Fill the gap

Più istruite ma meno pagate: il divario di genere che l’8 marzo non cancella

07
Marzo 2025
Di Elisa Tortorolo

L’8 marzo non è solo una giornata di festa, ma anche un’occasione per fare il punto sulle disuguaglianze di genere che ancora persistono nel mondo del lavoro. Il recente rapporto INPS “Rendiconto di Genere 2024” dipinge un quadro chiaro e preoccupante: in Italia, le donne guadagnano in media il 20% in meno degli uomini, con un divario salariale diffuso in quasi tutti i settori.

I dati sono inequivocabili: nel 2023, il tasso di occupazione femminile si è fermato al 52,5%, ben 18 punti percentuali sotto quello maschile (70,4%). Un divario che si riflette anche nella tipologia contrattuale: il 64,4% delle donne occupate ha un impiego part-time, rispetto al 35,6% degli uomini. E spesso non si tratta di una scelta, bensì di una necessità: oltre il 15% delle donne lavora part-time involontario, tre volte più degli uomini.

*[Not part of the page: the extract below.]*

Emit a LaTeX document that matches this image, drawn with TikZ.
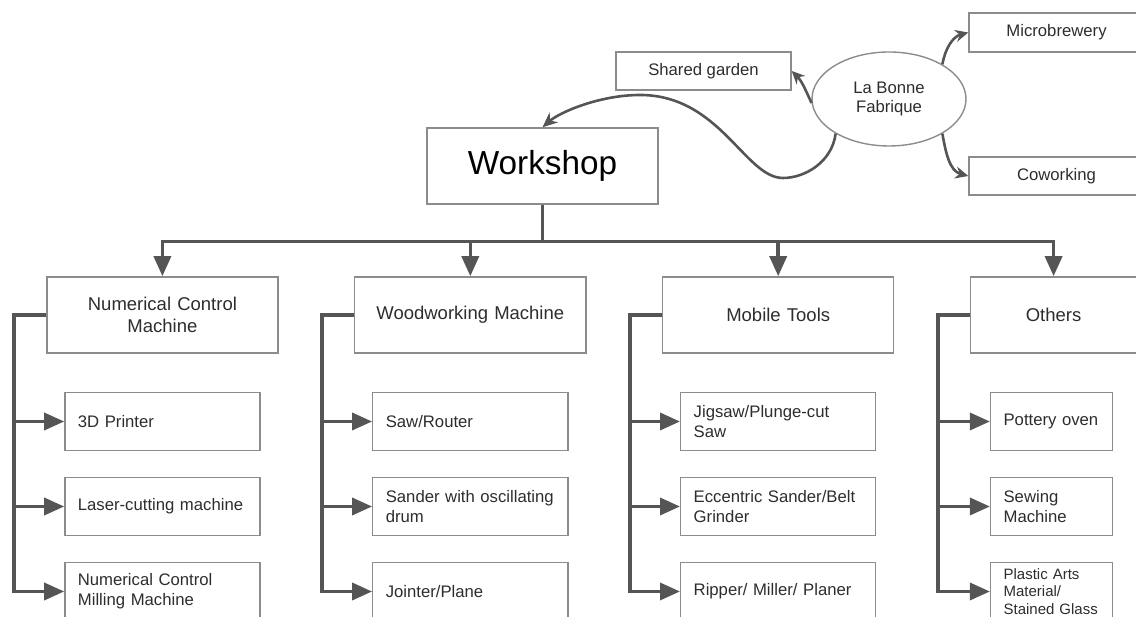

Anche quando le donne lavorano a tempo pieno, comunque, la retribuzione resta inferiore. Nel settore immobiliare, per esempio, una donna guadagna in media meno di 78 euro al giorno, contro i quasi 130 euro di un uomo. Il gap salariale è presente in quasi tutti i settori, con un’unica eccezione: le miniere, dove la (poca) presenza femminile riesce a strappare una lieve superiorità salariale (176 euro contro 174 maschili).

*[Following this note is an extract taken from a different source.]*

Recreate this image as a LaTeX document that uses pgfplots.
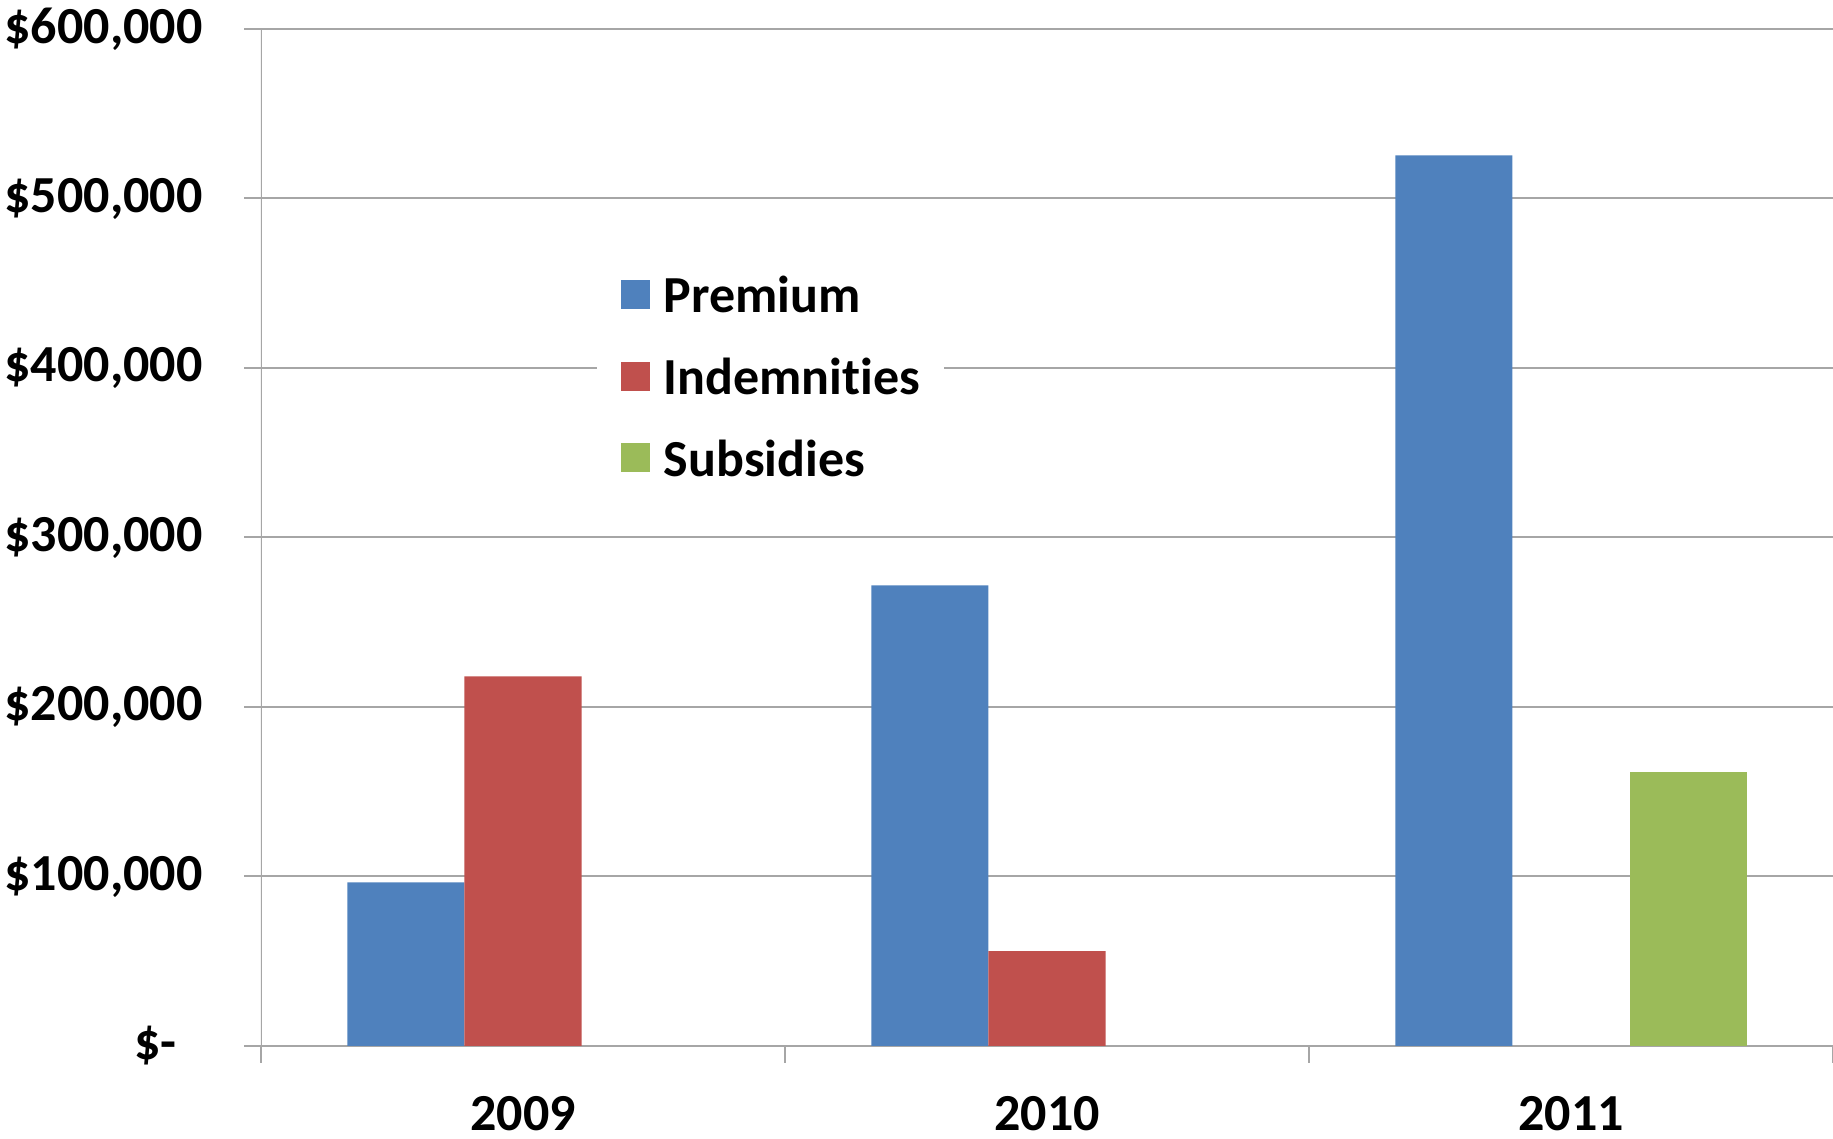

Il paradosso si amplifica considerando il livello di istruzione: le donne italiane sono più istruite degli uomini, con una maggiore percentuale di diplomate e laureate. Eppure, questa preparazione non si traduce in una presenza adeguata nelle posizioni di vertice: dirigenti e quadri restano in larga maggioranza uomini. Il divario salariale, dunque, non è solo una questione di istruzione, ma di accesso alle opportunità e di barriere strutturali.

Le disuguaglianze lavorative si ripercuotono anche in età avanzata. Le donne sono la maggioranza tra i pensionati (7,9 milioni contro 7,3 milioni di uomini), ma ricevono assegni sensibilmente più bassi: -25,5% sulle pensioni di anzianità, -32% su quelle di invalidità, e fino a un preoccupante -44,1% sulle pensioni di vecchiaia.

La radice del problema è strutturale. La lista delle cause è lunga, e anche molto nota. Tra i fattori principali ritroviamo la scarsa disponibilità di asili nido, i congedi parentali sbilanciati, la disparità nell’accesso a istruzione e formazione – con la presenza femminile nei settori scientifici e tecnologici che, sebbene stia aumentando, rimane ancora marginale. 

Oltre a fiori e celebrazioni, la Giornata Internazionale della Donna dovrebbe essere un momento di riflessione e azione. Per ridurre il divario di genere occorrono misure concrete: promuovere politiche di conciliazione tra vita lavorativa e familiare, incentivare la presenza femminile nei ruoli dirigenziali e garantire una retribuzione equa sono solo i primi, timidi ma fondamentali passi. Per una società più inclusiva, dove il merito e la competenza valgano più del genere di appartenenza.